A cross-border transaction may require integrated expertise across multiple advisory disciplines.
Increasingly, the most valuable client solutions sit at the intersection of disciplines. That is where collaboration becomes critical.
Collaboration as the Other Strategic Imperative
As firms become more specialised, they also become more interdependent. Collaboration is therefore not a substitute for specialisation. It is its natural complement.
And increasingly, it may become a competitive advantage. This collaboration may take many forms:
- Specialist alliances
Independent firms collaborating to deliver integrated solutions while retaining their niche strengths. - Multidisciplinary ecosystems
Tax, legal, regulatory and consulting specialists working together around shared client needs. - Cross-border networks
Cypriot firms partnering internationally to access expertise, capabilities and markets. - Sector-based collaboration
Joint capabilities built around sectors such as funds, technology, shipping, energy or private wealth.
In this model, collaboration does not dilute expertise. It amplifies it.
Why This Matters Particularly for Cyprus
This may be especially relevant in Cyprus, given the characteristics of a relatively small but internationally oriented market.
No single domestic market participant can credibly build leading-edge capability across every emerging specialty. But through collaboration, firms can collectively create broader market capability, stronger client solutions and deeper international credibility.
In effect, collaboration can help smaller specialist markets compete at larger-market standards. That is strategically significant — not only for firms, but for the competitiveness of Cyprus itself.
Because increasingly, the real competitive challenge is not firm versus firm. It is jurisdiction versus jurisdiction.
From Full-Service Breadth to Focused Excellence
This does not mean full-service firms disappear.
It means successful firms may increasingly evolve toward:
- Broad platforms with specialist centers of excellence
- Boutique specialist firms operating within collaborative ecosystems
- Multidisciplinary niche teams
- Tech-enabled specialist delivery models
- “Co-opetition” models where firms compete and collaborate simultaneously
The market is moving from full-service breadth to focused excellence supported by strategic collaboration.
Final Thoughts
Cyprus’ professional services sector is evolving.
Regulatory complexity, technological disruption, changing client expectations and global competition are redefining what clients value — and what firms must offer.

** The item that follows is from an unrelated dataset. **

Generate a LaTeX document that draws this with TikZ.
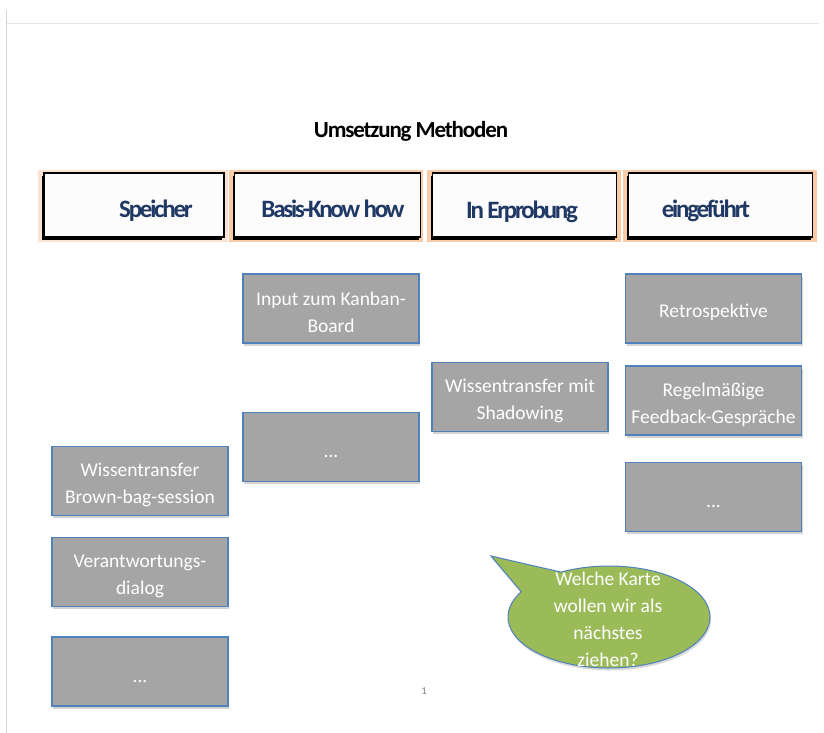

In this environment, specialisation is becoming essential. But specialisation alone is not enough. Because deeper expertise naturally increases the need for collaboration.
And increasingly, the firms best positioned to succeed may not be those trying to do everything themselves — but those combining focused expertise with smart, strategic collaboration.
In that sense, the future of professional services in Cyprus may depend not simply on specialising more, but on collaborating better.